Resolutie 2299 Veiligheidsraad Verenigde Naties

resolutie van de Veiligheidsraad van de Verenigde Naties

Resolutie 2299 van de Veiligheidsraad van de Verenigde Naties werd op 25 juli 2016 unaniem aangenomen door de VN-Veiligheidsraad. De resolutie verlengde de VN-hulpmissie in Irak opnieuw met een jaar.[1]

Resolutie 2299
Van de Veiligheidsraad van de Verenigde Naties
Datum 25 juli 2016
Nr. vergadering 7745
Code S/RES/2299
Stemming
voor
15
onth.
0
tegen
0
Onderwerp Iraakse Burgeroorlog
Beslissing Verlengde de UNAMI-bijstandsmissie met 1 jaar.
Samenstelling VN-Veiligheidsraad in 2016
Permanente leden
Niet-permanente leden
Vlag van Angola Angola · Vlag van Egypte Egypte · Vlag van Japan Japan · Vlag van Maleisië Maleisië · Vlag van Nieuw-Zeeland Nieuw-Zeeland · Vlag van Senegal Senegal · Vlag van Spanje Spanje · Vlag van Oekraïne Oekraïne · Vlag van Uruguay Uruguay · Vlag van Venezuela Venezuela
Het VN-vluchtelingenkamp voor mensen uit Falluja in Abu Ghraib in juni 2016. Falluja werd in januari 2014 veroverd door IS, en in mei 2016 na zware gevechten heroverd door het Iraakse leger.

Achtergrond bewerken

  Zie Golfoorlog van 1990-1991 en Irakoorlog voor de hoofdartikelen over dit onderwerp.

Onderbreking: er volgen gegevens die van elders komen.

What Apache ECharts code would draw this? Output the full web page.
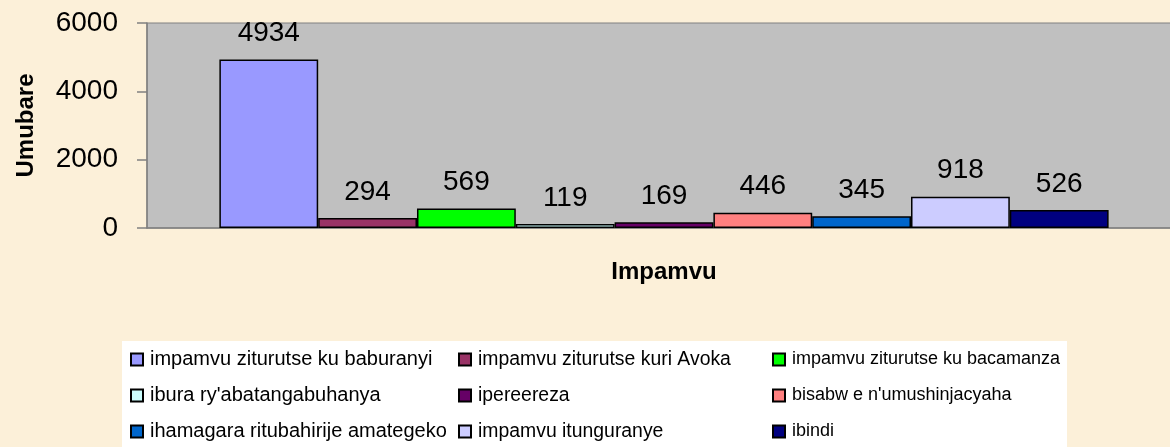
<!DOCTYPE html>
<html>
<head>
<meta charset="utf-8">
<script src="https://cdn.jsdelivr.net/npm/echarts@6/dist/echarts.min.js"></script>
<style>
  html, body { margin: 0; padding: 0; background: #FCF0D9; }
  #chart { width: 1170px; height: 447px; }
</style>
</head>
<body>
<div id="chart"></div>
<script>
  // impamvu (reasons) and counts
  var seriesNames = [
    "impamvu ziturutse ku baburanyi",
    "impamvu ziturutse kuri Avoka",
    "impamvu ziturutse ku bacamanza",
    "ibura ry'abatangabuhanya",
    "ipereereza",
    "bisabw e n'umushinjacyaha",
    "ihamagara ritubahirije amategeko",
    "impamvu itunguranye",
    "ibindi"
  ];
  var seriesValues = [4934, 294, 569, 119, 169, 446, 345, 918, 526];
  var barColors = ["#9999FF", "#993366", "#00FF00", "#CCFFFF", "#660066",
                   "#FF8080", "#0066CC", "#CCCCFF", "#000080"];
  var yTicks = [0, 2000, 4000, 6000];
  var categories = [""];

  var FONT = "Liberation Sans, Arial, sans-serif";
  var chart = echarts.init(document.getElementById("chart"));

  var series = seriesNames.map(function (name, i) {
    return {
      name: name,
      type: "bar",
      barGap: 0,
      barCategoryGap: "14%",
      data: [seriesValues[i]],
      itemStyle: { color: barColors[i], borderColor: "#000", borderWidth: 1.5 },
      label: {
        show: true,
        position: "top",
        distance: 12,
        color: "#000",
        fontSize: 28,
        fontFamily: FONT
      }
    };
  });

  // legend laid out in 3 columns (text in the right columns is a bit tighter)
  var cols = [130, 458, 772];
  var colFont = [20, 19.4, 18];
  var legends = cols.map(function (left, c) {
    return {
      orient: "vertical",
      left: left,
      top: 349.5,
      padding: 0,
      itemGap: 16,
      itemWidth: 12,
      itemHeight: 12,
      icon: "rect",
      data: [seriesNames[c], seriesNames[c + 3], seriesNames[c + 6]],
      textStyle: { color: "#000", fontSize: colFont[c], fontFamily: FONT, lineHeight: 20, padding: [0, 0, 0, 2] }
    };
  });

  var option = {
    backgroundColor: "#FCF0D9",
    animation: false,
    graphic: [{
      type: "rect",
      z: -1,
      shape: { x: 122, y: 341, width: 945, height: 110 },
      style: { fill: "#FFFFFF" }
    }],
    legend: legends,
    grid: {
      left: 147, top: 23, right: -11, bottom: 219,
      outerBoundsMode: "none",
      show: true,
      backgroundColor: "#C0C0C0",
      borderColor: "#808080",
      borderWidth: 1
    },
    xAxis: {
      type: "category",
      data: categories,
      name: "Impamvu",
      nameLocation: "middle",
      nameGap: 32,
      nameTextStyle: { fontSize: 24, fontWeight: "bold", color: "#000", fontFamily: FONT },
      axisLine: { show: true, lineStyle: { color: "#808080", width: 1.5 } },
      axisTick: { show: false },
      axisLabel: { show: false }
    },
    yAxis: {
      type: "value",
      min: yTicks[0],
      max: yTicks[yTicks.length - 1],
      interval: 2000,
      name: "Umubare",
      nameLocation: "middle",
      nameGap: 109,
      nameTextStyle: { fontSize: 24, fontWeight: "bold", color: "#000", fontFamily: FONT },
      axisLine: { show: true, lineStyle: { color: "#808080", width: 1.5 } },
      axisTick: { show: true, inside: false, length: 10, lineStyle: { color: "#808080", width: 1.5 } },
      axisLabel: {
        color: "#000", fontSize: 28, fontFamily: FONT, margin: 29,
        formatter: function (v) { return String(v); }
      },
      splitLine: { show: false }
    },
    series: series
  };

  chart.setOption(option);
</script>
</body>
</html>
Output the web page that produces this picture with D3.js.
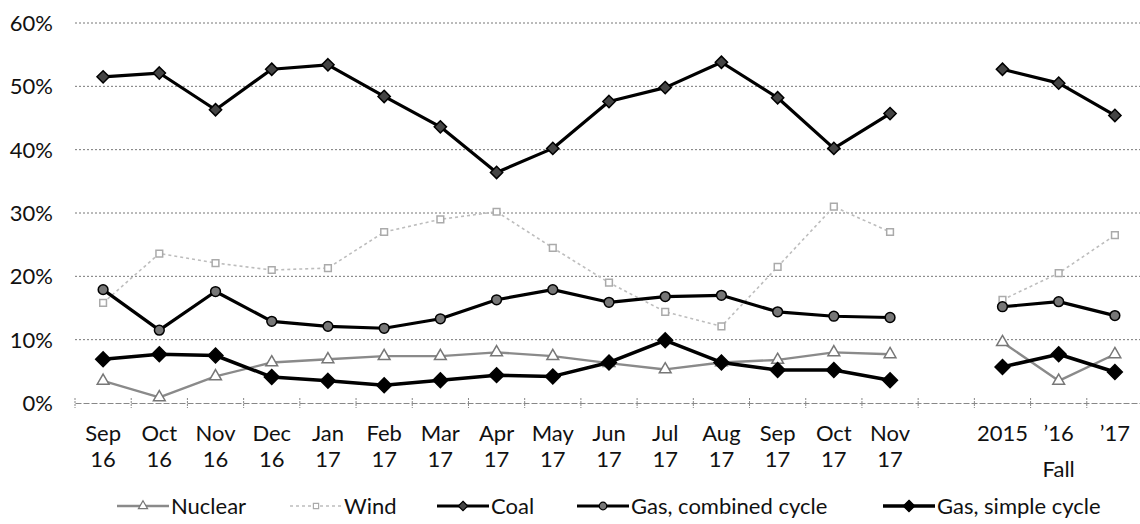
<!DOCTYPE html>
<html>
<head>
<meta charset="utf-8">
<script src="https://cdn.jsdelivr.net/npm/d3@7"></script>
<style>
  body { margin: 0; background: #fff; }
  text { font-family: Lato, "Open Sans", sans-serif; fill: #111; }
</style>
</head>
<body>
<svg id="chart" width="1140" height="524"></svg>
<script>
"use strict";
// categories (one empty slot separates the monthly run from the fall averages)
const categories = ["Sep16", "Oct16", "Nov16", "Dec16", "Jan17", "Feb17", "Mar17", "Apr17", "May17",
    "Jun17", "Jul17", "Aug17", "Sep17", "Oct17", "Nov17", "gap", "F2015", "F2016", "F2017"];
const monthLabels = ["Sep", "Oct", "Nov", "Dec", "Jan", "Feb", "Mar", "Apr", "May",
    "Jun", "Jul", "Aug", "Sep", "Oct", "Nov", "", "2015", "\u201916", "\u201917"];
const yearLabels = ["16", "16", "16", "16", "17", "17", "17", "17", "17",
    "17", "17", "17", "17", "17", "17", "", "", "", ""];
const groupLabel = "Fall";
const yTicks = [0, 10, 20, 30, 40, 50, 60];

// shares in percent
const nuclear = [3.5, 0.9, 4.2, 6.4, 6.9, 7.4, 7.4, 8.0, 7.4, 6.3, 5.3, 6.4, 6.8, 8.0, 7.7, null, 9.6, 3.5, 7.7];
const wind = [15.8, 23.6, 22.1, 21.0, 21.3, 27.0, 29.0, 30.2, 24.5, 19.0, 14.4, 12.1, 21.5, 31.0, 27.0, null, 16.3, 20.5, 26.5];
const coal = [51.5, 52.1, 46.3, 52.7, 53.4, 48.4, 43.6, 36.4, 40.2, 47.6, 49.8, 53.8, 48.2, 40.2, 45.7, null, 52.7, 50.5, 45.4];
const gasCombined = [17.9, 11.5, 17.6, 12.9, 12.1, 11.8, 13.3, 16.3, 17.9, 15.9, 16.8, 17.0, 14.4, 13.7, 13.5, null, 15.2, 16.0, 13.8];
const gasSimple = [6.9, 7.7, 7.5, 4.1, 3.5, 2.8, 3.6, 4.4, 4.2, 6.4, 9.9, 6.4, 5.2, 5.2, 3.6, null, 5.7, 7.7, 4.9];

const seriesNames = ["Nuclear", "Wind", "Coal", "Gas, combined cycle", "Gas, simple cycle"];

const svg = d3.select("#chart");
const x = d3.scaleBand().domain(categories).range([75, 1143]);
const y = d3.scaleLinear().domain([0, 60]).range([403, 23]);
const cx = k => x(k) + x.bandwidth() / 2;

// gridlines
svg.append("g").selectAll("line").data(yTicks.filter(t => t > 0)).join("line")
    .attr("x1", 75).attr("x2", 1140)
    .attr("y1", d => y(d)).attr("y2", d => y(d))
    .attr("stroke", "#777").attr("stroke-width", 1).attr("stroke-dasharray", "2,2");

// y labels
svg.append("g").selectAll("text").data(yTicks).join("text")
    .attr("x", 53).attr("y", d => y(d)).attr("dy", "0.36em")
    .attr("text-anchor", "end").style("font-size", "22px")
    .text(d => d + "%");

// baseline axis with small ticks between categories
const xAxis = d3.axisBottom(x).tickSize(0).tickFormat("");
const axisG = svg.append("g").attr("transform", `translate(0,${y(0)})`).call(xAxis);
axisG.select(".domain").attr("stroke", "#888").attr("stroke-dasharray", "6,2");
svg.append("g").selectAll("line").data(categories.concat(["end"])).join("line")
    .attr("x1", (d, i) => 75 + i * x.step()).attr("x2", (d, i) => 75 + i * x.step())
    .attr("y1", y(0) - 5).attr("y2", y(0) + 5)
    .attr("stroke", "#888").attr("stroke-width", 1).attr("stroke-dasharray", "2,1");

// x labels
const labG = svg.append("g").style("font-size", "22px").attr("text-anchor", "middle");
labG.selectAll(".m").data(categories).join("text").attr("class", "m")
    .attr("x", cx).attr("y", 441).text((d, i) => monthLabels[i]);
labG.selectAll(".yr").data(categories).join("text").attr("class", "yr")
    .attr("x", cx).attr("y", 467).text((d, i) => yearLabels[i]);
labG.append("text").attr("x", cx("F2016")).attr("y", 477).text(groupLabel);

// a square turned 45 degrees, as in the original markers
const rhomb = {
    draw(ctx, size) {
        const r = Math.sqrt(size / 2);
        ctx.moveTo(0, -r); ctx.lineTo(r, 0); ctx.lineTo(0, r); ctx.lineTo(-r, 0); ctx.closePath();
    }
};

// series styles
const styles = {
    "Wind": { data: wind, stroke: "#bdbdbd", width: 1.6, dash: "3,3", symbol: d3.symbolSquare, size: 45, fill: "#fff", mstroke: "#aaa" },
    "Nuclear": { data: nuclear, stroke: "#8a8a8a", width: 2.4, dash: null, symbol: d3.symbolTriangle, size: 60, fill: "#fff", mstroke: "#777" },
    "Gas, simple cycle": { data: gasSimple, stroke: "#000", width: 3.5, dash: null, symbol: rhomb, size: 110, fill: "#000", mstroke: "#000" },
    "Gas, combined cycle": { data: gasCombined, stroke: "#000", width: 3.2, dash: null, symbol: d3.symbolCircle, size: 75, fill: "#777", mstroke: "#000" },
    "Coal": { data: coal, stroke: "#000", width: 3.2, dash: null, symbol: rhomb, size: 75, fill: "#444", mstroke: "#000" }
};
const drawOrder = ["Wind", "Nuclear", "Gas, simple cycle", "Gas, combined cycle", "Coal"];

const line = d3.line()
    .defined(d => d.v != null)
    .x(d => cx(d.k)).y(d => y(d.v));

drawOrder.forEach(name => {
    const s = styles[name];
    const pts = categories.map((k, i) => ({ k: k, v: s.data[i] }));
    const g = svg.append("g");
    g.append("path").datum(pts).attr("d", line)
        .attr("fill", "none").attr("stroke", s.stroke).attr("stroke-width", s.width)
        .attr("stroke-dasharray", s.dash).attr("stroke-linejoin", "round");
    g.selectAll("path.mk").data(pts.filter(d => d.v != null)).join("path").attr("class", "mk")
        .attr("d", d3.symbol().type(s.symbol).size(s.size))
        .attr("transform", d => `translate(${cx(d.k)},${y(d.v)})`)
        .attr("fill", s.fill).attr("stroke", s.mstroke).attr("stroke-width", 1.5);
});

// legend
const legendX = [117, 290, 437, 577, 883];
const legend = svg.append("g").attr("transform", "translate(0,506)");
seriesNames.forEach((name, i) => {
    const s = styles[name];
    const g = legend.append("g").attr("transform", `translate(${legendX[i]},0)`);
    g.append("line").attr("x1", 0).attr("x2", 52).attr("y1", 0).attr("y2", 0)
        .attr("stroke", s.stroke).attr("stroke-width", s.width).attr("stroke-dasharray", s.dash);
    g.append("path").attr("d", d3.symbol().type(s.symbol).size(s.size * 0.6))
        .attr("transform", "translate(26,0)")
        .attr("fill", s.fill).attr("stroke", s.mstroke).attr("stroke-width", 1.2);
    g.append("text").attr("x", 54).attr("dy", "0.36em").style("font-size", "22px").text(name);
});
</script>
</body>
</html>
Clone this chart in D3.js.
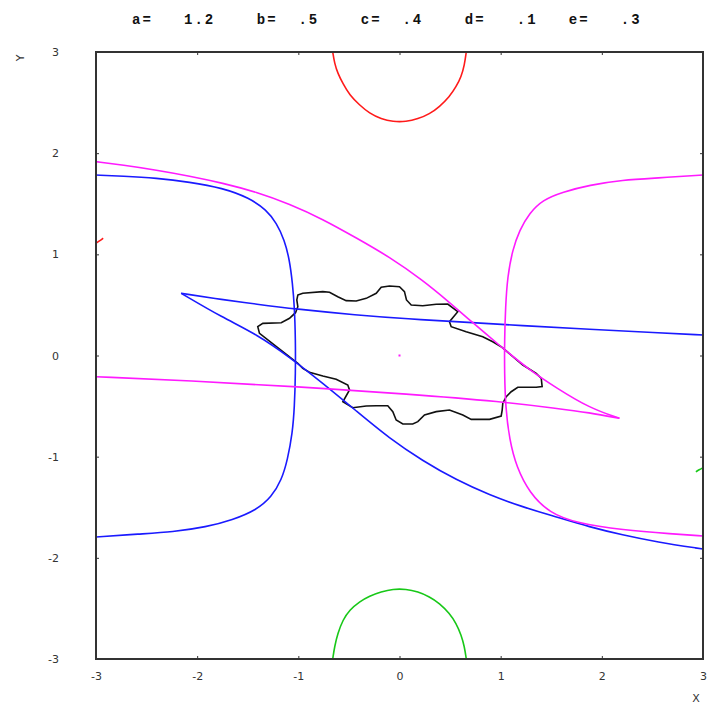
<!DOCTYPE html>
<html lang="en">
<head>
<meta charset="UTF-8">
<title>Implicit curves a b c d e</title>
<script src="https://d3js.org/d3.v7.min.js"></script>
<style>
  html, body {margin: 0; padding: 0; background: #fff; overflow: hidden}
  .tick text {font-family: 'DejaVu Sans', sans-serif; font-size: 11px; fill: #333;}
  .tick line {stroke: #333;}
</style>
</head>
<body>
<div id="chart"></div>
<script>
// parameters shown in the title
const titleText = "a=   1.2    b=  .5    c=  .4    d=   .1   e=   .3";
const ticks = [-3, -2, -1, 0, 1, 2, 3];

// curves, in data units [x, y]
const redArc = [[-0.66,3],[-0.642,2.888],[-0.61,2.789],[-0.56,2.69],[-0.494,2.575],[-0.395,2.476],[-0.297,2.394],
  [-0.181,2.338],[-0.066,2.311],[0.066,2.311],[0.181,2.338],[0.297,2.387],[0.395,2.459],[0.494,2.558],
  [0.56,2.657],[0.61,2.756],[0.642,2.871],[0.66,3]];
const greenArc = [[-0.66,-3],[-0.642,-2.878],[-0.61,-2.746],[-0.56,-2.614],[-0.494,-2.515],[-0.395,-2.433],[-0.297,-2.377],
  [-0.181,-2.335],[-0.066,-2.308],[0.066,-2.308],[0.181,-2.335],[0.297,-2.384],[0.395,-2.449],[0.494,-2.548],
  [0.56,-2.647],[0.61,-2.763],[0.642,-2.878],[0.66,-3]];
const redBit = [[-3,1.11],[-2.97,1.13],[-2.94,1.15],[-2.93,1.16]];
const greenBit = [[2.93,-1.15],[2.96,-1.13],[3,-1.11]];

const blueLeft = [[-3,1.784],[-2.738,1.774],[-2.402,1.754],[-2.076,1.715],[-1.749,1.656],[-1.483,1.557],[-1.315,1.438],
  [-1.216,1.31],[-1.137,1.142],[-1.087,0.944],[-1.058,0.717],[-1.038,0.479],[-1.028,0.153],[-1.028,-0.173],
  [-1.038,-0.509],[-1.058,-0.766],[-1.107,-1.033],[-1.166,-1.231],[-1.265,-1.399],[-1.413,-1.527],
  [-1.651,-1.626],[-1.908,-1.695],[-2.244,-1.745],[-2.57,-1.764],[-3,-1.794]];
const blueS = [[-2.158,0.615],[-1.749,0.375],[-1.413,0.21],[-1.087,-0.015],[-0.761,-0.272],[-0.425,-0.55],
  [-0.099,-0.82],[0.227,-1.04],[0.563,-1.231],[0.89,-1.379],[1.216,-1.497],[1.552,-1.596],[1.878,-1.695],
  [2.204,-1.774],[2.54,-1.843],[3,-1.913]];
const blueLine = [[-2.158,0.615],[-1.747,0.552],[-1.416,0.508],[-1.038,0.46],[-0.428,0.4],[0.099,0.361],[0.56,0.334],
  [1.219,0.295],[1.878,0.259],[2.537,0.225],[3,0.203]];

const magRight = [[3,1.784],[2.54,1.754],[2.204,1.735],[1.878,1.685],[1.611,1.616],[1.413,1.537],[1.285,1.408],
  [1.186,1.24],[1.117,1.043],[1.067,0.776],[1.048,0.479],[1.038,0.153],[1.038,-0.173],[1.048,-0.509],
  [1.087,-0.835],[1.156,-1.102],[1.285,-1.359],[1.483,-1.557],[1.749,-1.656],[2.204,-1.725],[2.698,-1.764],[3,-1.784]];
const magUpper = [[-3,1.916],[-2.738,1.883],[-2.402,1.833],[-2.076,1.774],[-1.749,1.705],[-1.413,1.616],[-1.087,1.497],
  [-0.761,1.349],[-0.425,1.161],[-0.099,0.974],[0.227,0.746],[0.494,0.525],[0.692,0.351],[1.018,0.074],
  [1.285,-0.143],[1.552,-0.321],[1.878,-0.519],[2.174,-0.621]];
const magLine = [[-3,-0.21],[-2.076,-0.249],[-1.021,-0.308],[0.099,-0.381],[1.021,-0.457],[1.549,-0.522],[1.878,-0.565],[2.174,-0.621]];
const magDot = [[0, 0]];

const blackLoop = [[-1.005,0.598],[-0.956,0.615],[-0.758,0.631],[-0.692,0.625],[-0.61,0.581],[-0.527,0.542],[-0.428,0.539],
  [-0.329,0.565],[-0.23,0.615],[-0.181,0.674],[-0.099,0.687],[0,0.68],[0.049,0.631],[0.069,0.549],[0.116,0.499],
  [0.23,0.492],[0.363,0.506],[0.477,0.509],[0.576,0.433],[0.494,0.334],[0.511,0.285],[0.659,0.235],[0.823,0.186],
  [0.922,0.136],[1.005,0.087],[1.219,-0.094],[1.351,-0.176],[1.401,-0.225],[1.41,-0.308],[1.351,-0.314],
  [1.169,-0.314],[1.104,-0.358],[1.055,-0.407],[1.021,-0.472],[1.015,-0.539],[1.005,-0.598],[0.89,-0.631],
  [0.709,-0.631],[0.626,-0.588],[0.494,-0.539],[0.363,-0.555],[0.247,-0.588],[0.181,-0.654],[0.131,-0.677],
  [0.033,-0.677],[-0.033,-0.638],[-0.066,-0.555],[-0.116,-0.496],[-0.23,-0.496],[-0.329,-0.499],[-0.462,-0.516],
  [-0.56,-0.457],[-0.494,-0.341],[-0.511,-0.292],[-0.626,-0.235],[-0.758,-0.203],[-0.89,-0.166],[-0.956,-0.127],
  [-1.005,-0.077],[-1.384,0.219],[-1.401,0.285],[-1.351,0.318],[-1.169,0.324],[-1.087,0.368],[-1.028,0.423],
  [-1.005,0.482],[-1.015,0.549]];

const W = 708, H = 707;
const box = {left: 96, right: 703, top: 52, bottom: 659};

const svg = d3.select("#chart").append("svg")
  .attr("width", W).attr("height", H);

const x = d3.scaleLinear().domain([-3, 3]).range([box.left, box.right]);
const y = d3.scaleLinear().domain([-3, 3]).range([box.bottom, box.top]);

// title
svg.append("text")
  .attr("x", 132).attr("y", 24)
  .style("white-space", "pre")
  .style("font-family", "'Liberation Mono', monospace")
  .style("font-weight", "bold")
  .style("font-size", "14px")
  .style("letter-spacing", "2px")
  .attr("fill", "#111")
  .text(titleText);

// curves
const line = d3.line().x(d => x(d[0])).y(d => y(d[1])).curve(d3.curveLinearClosed);
const smooth = d3.line().x(d => x(d[0])).y(d => y(d[1])).curve(d3.curveBasis);

const plot = svg.append("g");
plot.append("path").datum(blackLoop).attr("d", line)
  .attr("fill", "none").attr("stroke", "#111").attr("stroke-width", 1.6);

const curves = [
  [redArc, "#ff1a1a"], [redBit, "#ff1a1a"],
  [greenArc, "#18c818"], [greenBit, "#18c818"],
  [blueLeft, "#1a1aff"], [blueS, "#1a1aff"], [blueLine, "#1a1aff"],
  [magRight, "#ff1aff"], [magUpper, "#ff1aff"], [magLine, "#ff1aff"]
];
curves.forEach(([pts, col]) => {
  plot.append("path").datum(pts).attr("d", smooth)
    .attr("fill", "none").attr("stroke", col).attr("stroke-width", 1.6);
});
plot.selectAll(".dot").data(magDot).join("rect").attr("class", "dot")
  .attr("x", d => x(d[0]) - 1).attr("y", d => y(d[1]) - 1)
  .attr("width", 2).attr("height", 2).attr("fill", "#ff1aff");

// axes, ticks inward
const fmt = d => String(d);
svg.append("g").attr("transform", `translate(0,${box.bottom})`)
  .call(d3.axisBottom(x).tickValues(ticks).tickFormat(fmt).tickSize(-3).tickPadding(13))
  .call(g => g.select(".domain").remove());
svg.append("g").attr("transform", `translate(${box.left},0)`)
  .call(d3.axisLeft(y).tickValues(ticks).tickFormat(fmt).tickSize(-3).tickPadding(37))
  .call(g => g.select(".domain").remove());
svg.append("g").attr("transform", `translate(0,${box.top})`)
  .call(d3.axisTop(x).tickValues(ticks).tickFormat("").tickSize(-3))
  .call(g => g.select(".domain").remove());
svg.append("g").attr("transform", `translate(${box.right},0)`)
  .call(d3.axisRight(y).tickValues(ticks).tickFormat("").tickSize(-3))
  .call(g => g.select(".domain").remove());

svg.append("rect")
  .attr("x", box.left).attr("y", box.top)
  .attr("width", box.right - box.left).attr("height", box.bottom - box.top)
  .attr("fill", "none").attr("stroke", "#333").attr("stroke-width", 2);

// axis names
svg.append("text").attr("transform", "translate(24,58) rotate(-90)")
  .attr("text-anchor", "middle")
  .style("font-family", "'DejaVu Sans', sans-serif").style("font-size", "11px").attr("fill", "#333")
  .text("Y");
svg.append("text").attr("x", 696).attr("y", 702)
  .attr("text-anchor", "middle")
  .style("font-family", "'DejaVu Sans', sans-serif").style("font-size", "11px").attr("fill", "#333")
  .text("X");
</script>
</body>
</html>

Op 2 augustus 1990 viel Irak zijn zuiderbuur Koeweit binnen en bezette dat land. De Veiligheidsraad veroordeelde de inval nog diezelfde dag middels resolutie 660, en later kregen de lidstaten carte blanche om Koeweit te bevrijden. Eind februari 1991 was die strijd beslecht en legde Irak zich neer bij alle aangenomen VN-resoluties. Het land werd vervolgens verplicht om zich te ontwapenen door onder meer al zijn massavernietigingswapens te vernietigen. Daaraan werkte Irak echter met grote tegenzin mee, tot grote woede van de Verenigde Staten, die het land daarom in 2003 opnieuw binnenvielen. Er kwam een overgangsregering die internationale steun vroeg, waarop middels resolutie 1500 de VN-bijstandsmissie voor Irak werd opgericht. Die hielp onder meer met het opstellen van een nieuwe grondwet en organiseren van verkiezingen.[2]

Inmiddels werd het land echter geplaagd door sektarisch geweld en bleven vele slachtoffers vallen door de talloze terreuraanslagen. Een van de terreurgroepen daarachter was Islamitische Staat in Irak, dat later Islamitische Staat in Irak en de Levant werd. Deze beweging palmde grote delen van het noordwesten van Irak in, waarop opnieuw een burgeroorlog ontstond in het land. Al het geweld kostte elke maand aan honderden Irakezen het leven. In juni 2016 waren er 382 burgerslachtoffers gevallen.[3]

Inhoud bewerken

De aanwezigheid van IS bedreigde de toekomst van Irak, en de enige manier om ertegenin te gaan was dat alle Irakezen zouden samenwerken. Politieke partijen werden opgeroepen hun verschillen opzij te zetten en tot een gezamenlijke visie voor verzoening en nationale eenheid te komen, teneinde een veilig, stabiel, federaal, verenigd en democratisch land op te bouwen. De Iraakse overheid had recent een aantal successen behaald, met de bevrijding van Sinjar, Bayji, Ramadi, Hīt en Falluja van IS.

Het was van belang dat de Verenigde Naties het Iraakse volk bleven bijstaan door het bestuur te versterken, de politieke dialoog en verzoening te faciliteren en kwetsbare groepen zoals vluchtelingen te helpen. Derhalve werd het mandaat van de bijstandsmissie UNAMI verlengd tot 31 juli 2017.